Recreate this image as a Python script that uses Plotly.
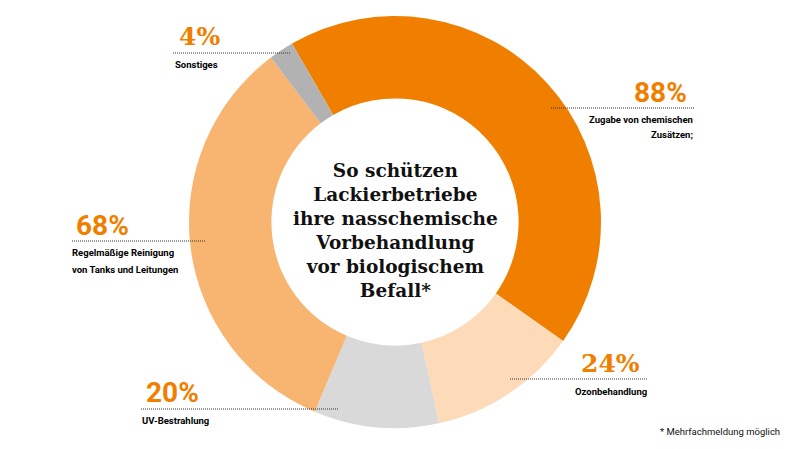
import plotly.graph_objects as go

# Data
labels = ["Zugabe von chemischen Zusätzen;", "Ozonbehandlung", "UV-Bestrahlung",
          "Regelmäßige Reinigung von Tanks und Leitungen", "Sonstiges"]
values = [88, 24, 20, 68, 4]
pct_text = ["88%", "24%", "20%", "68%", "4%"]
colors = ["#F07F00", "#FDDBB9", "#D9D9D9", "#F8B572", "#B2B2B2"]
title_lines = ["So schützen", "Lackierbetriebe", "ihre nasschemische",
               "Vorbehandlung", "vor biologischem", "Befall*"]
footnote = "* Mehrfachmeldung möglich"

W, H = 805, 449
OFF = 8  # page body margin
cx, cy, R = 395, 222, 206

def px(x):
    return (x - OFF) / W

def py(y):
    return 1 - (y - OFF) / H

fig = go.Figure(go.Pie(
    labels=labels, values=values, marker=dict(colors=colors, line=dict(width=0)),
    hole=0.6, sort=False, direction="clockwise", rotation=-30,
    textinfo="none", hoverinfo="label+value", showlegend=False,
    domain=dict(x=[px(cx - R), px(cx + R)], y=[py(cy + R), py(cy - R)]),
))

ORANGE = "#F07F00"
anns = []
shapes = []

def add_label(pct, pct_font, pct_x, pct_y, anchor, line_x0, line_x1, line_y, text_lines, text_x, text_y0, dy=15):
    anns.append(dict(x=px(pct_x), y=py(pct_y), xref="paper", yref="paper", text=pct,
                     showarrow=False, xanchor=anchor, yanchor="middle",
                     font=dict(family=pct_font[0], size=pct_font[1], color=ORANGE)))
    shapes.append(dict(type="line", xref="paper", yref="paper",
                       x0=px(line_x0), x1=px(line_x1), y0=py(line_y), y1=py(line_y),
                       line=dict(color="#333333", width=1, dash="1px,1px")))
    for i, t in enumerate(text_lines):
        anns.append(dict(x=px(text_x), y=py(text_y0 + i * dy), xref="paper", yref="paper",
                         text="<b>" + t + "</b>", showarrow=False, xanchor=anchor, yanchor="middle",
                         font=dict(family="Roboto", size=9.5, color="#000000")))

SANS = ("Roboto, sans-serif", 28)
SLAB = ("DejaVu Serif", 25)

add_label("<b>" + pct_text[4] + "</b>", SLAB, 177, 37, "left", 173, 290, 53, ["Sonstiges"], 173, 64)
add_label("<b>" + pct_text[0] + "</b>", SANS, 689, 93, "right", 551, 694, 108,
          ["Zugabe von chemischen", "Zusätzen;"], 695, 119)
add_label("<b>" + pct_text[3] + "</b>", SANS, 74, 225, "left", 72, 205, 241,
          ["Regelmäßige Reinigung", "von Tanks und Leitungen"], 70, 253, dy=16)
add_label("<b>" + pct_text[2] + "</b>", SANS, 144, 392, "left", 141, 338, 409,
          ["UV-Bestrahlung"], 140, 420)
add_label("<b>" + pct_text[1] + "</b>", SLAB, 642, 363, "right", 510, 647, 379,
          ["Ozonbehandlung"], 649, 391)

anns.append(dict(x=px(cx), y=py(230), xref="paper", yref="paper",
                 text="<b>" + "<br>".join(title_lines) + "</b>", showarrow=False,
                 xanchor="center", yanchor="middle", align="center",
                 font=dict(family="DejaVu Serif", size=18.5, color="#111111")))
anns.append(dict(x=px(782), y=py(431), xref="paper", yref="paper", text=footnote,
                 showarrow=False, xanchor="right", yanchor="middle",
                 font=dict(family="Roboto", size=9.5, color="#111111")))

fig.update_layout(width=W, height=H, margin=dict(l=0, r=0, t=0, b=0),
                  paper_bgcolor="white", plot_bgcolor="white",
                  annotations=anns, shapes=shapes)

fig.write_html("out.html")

○ ○ ○ ○ ○ ○ ○

- _Exercise brief_
Return nothing but the lines running from the start of the data to the line with "shapes = []", please, both ends included and no pictures.

- _Solution for this exercise_
Recreate this image as a Python script that uses Plotly.
import plotly.graph_objects as go

# Data
labels = ["Zugabe von chemischen Zusätzen;", "Ozonbehandlung", "UV-Bestrahlung",
          "Regelmäßige Reinigung von Tanks und Leitungen", "Sonstiges"]
values = [88, 24, 20, 68, 4]
pct_text = ["88%", "24%", "20%", "68%", "4%"]
colors = ["#F07F00", "#FDDBB9", "#D9D9D9", "#F8B572", "#B2B2B2"]
title_lines = ["So schützen", "Lackierbetriebe", "ihre nasschemische",
               "Vorbehandlung", "vor biologischem", "Befall*"]
footnote = "* Mehrfachmeldung möglich"

W, H = 805, 449
OFF = 8  # page body margin
cx, cy, R = 395, 222, 206

def px(x):
    return (x - OFF) / W

def py(y):
    return 1 - (y - OFF) / H

fig = go.Figure(go.Pie(
    labels=labels, values=values, marker=dict(colors=colors, line=dict(width=0)),
    hole=0.6, sort=False, direction="clockwise", rotation=-30,
    textinfo="none", hoverinfo="label+value", showlegend=False,
    domain=dict(x=[px(cx - R), px(cx + R)], y=[py(cy + R), py(cy - R)]),
))

ORANGE = "#F07F00"
anns = []
shapes = []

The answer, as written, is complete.